Latest revision as of 15:54, 3 June 2022


Source signal (top) and encoder signal (bottom)

The upper diagram shows the source signal  $q(t)$  of a redundancy-free binary source with bit duration  $T_{q}$  and  bit rate $R_{q}$. The two signal parameters  $T_{q}$  and  $R_{q}$  can be taken from the sketch.

  • This binary signal is coded symbol-by-symbol and results in the encoder signal  $c(t)$ drawn below.
  • All possible encoder symbols occur in the signal section of duration  $6 \ \rm µ s$  shown.
  • The level number  $M_{c}$  and the symbol duration  $T_{c}$  can be used to specify the equivalent bit rate of the encoder signal:
$$R_c = \frac{{\rm log_2} (M_c)}{T_c} \hspace{0.05cm}.$$

From this,  one obtains the relative redundancy of the code if one assumes,  as here,  that the source itself is redundancy-free:

$$r_c = \frac{R_c - R_q}{R_c}\hspace{0.05cm}.$$


Notes:

  • The transmission code considered here is the second order bipolar code,  but this is not important for the solution of this exercise.


Questions

1

Specify bit duration  $(T_{q})$  and bit rate  $(R_{q})$  of the source.

$T_{q} \ = \ $

$\ \rm µ s $
$R_{q} \ = \ $

$\ \rm Mbit/s $

2

What are the symbol duration  $(T_{c})$  and level number  $(M_{c})$  of the encoder signal?

$T_{c} \ = \ $

$\ \rm µ s $
$M_{c} \ = \ $

3

What is the equivalent bit rate  $R_{c}$  of the encoder signal?

$R_{c} \ = \ $

$\ \rm Mbit/s $

4

Specify the relative redundancy of the code.

$r_{c} \ = \ $

$\ \% $


Solution

(1)  The bit duration  $T_{q} = \underline{0.5\ \rm µ s}$  can be taken from the graphic.

  • Since the source is binary and redundancy-free,  the following applies to the bit rate of the source:
$$R_{q}= 1/T_{q}\ \underline{= 2\ \rm Mbit/s}.$$


(2)  For symbol-wise coding,  $T_{c} = T_{q}$  always applies.

  • Thus,  in the present example,  $T_{c}\ \underline{ = 0.5\ \rm µ s}$ is valid.
  • The level number  $M_{c}\ \underline{ = 3}$  can be read from the sketch below.

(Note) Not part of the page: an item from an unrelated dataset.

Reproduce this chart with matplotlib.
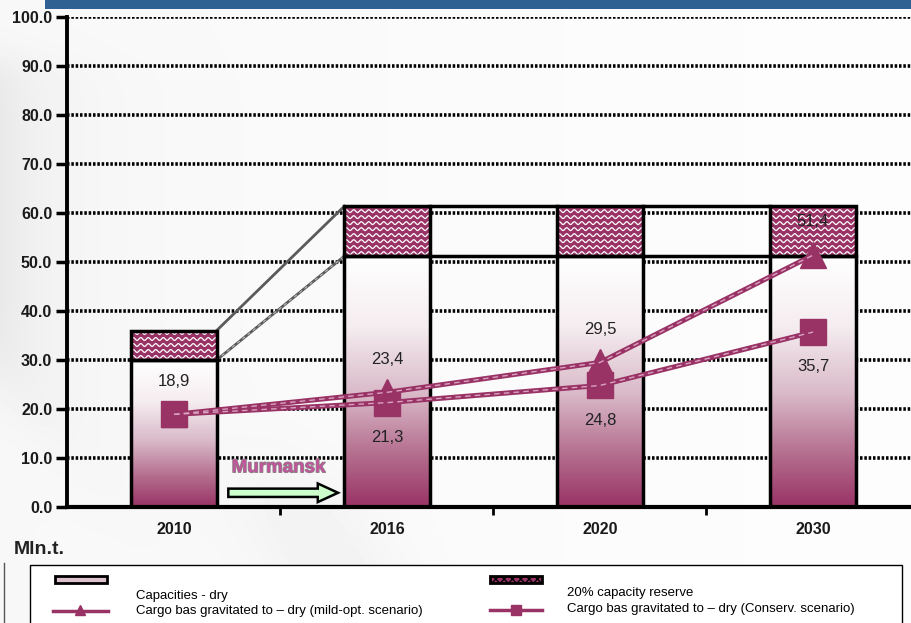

(3)  The symbol rate of the encoder signal is  $2 \cdot 10^{6}$  ternary symbols per second.

  • For the equivalent bit rate,  the following applies:
$$R_c = \frac{{\rm log_2} (M_c)}{T_c} = \frac{{\rm log_2}(3)}{0.5\,\,{\rm \mu s}} = \frac{{\rm lg} (3)}{{\rm lg} (2) \cdot 0.5\,\,{\rm \mu s}}= \frac{1.585\,\,{\rm (bit)}}{0.5\,\,{\rm \mu s}}\hspace{0.15cm} \underline {\approx 3.17\,\,{\rm Mbit/s}} \hspace{0.05cm}.$$


(4)  For relative code redundancy,  when the source is redundancy-free,  the general rule is:

$$ r_c = \frac{R_c - R_q}{R_c} = 1- \frac{R_q}{R_c}= 1- \frac{T_c}{T_q \cdot {\rm log_2} (M_c)}\hspace{0.05cm}.$$
  • In the case of the second order biploar code considered here,  with parameters  $T_{c} = T_{q}$  and  $M_{c} = 3$,  the following holds:
$$r_c = 1- \frac{1}{{\rm log_2} (3)}\hspace{0.15cm}\underline {\approx 36.9 \% }\hspace{0.05cm}.$$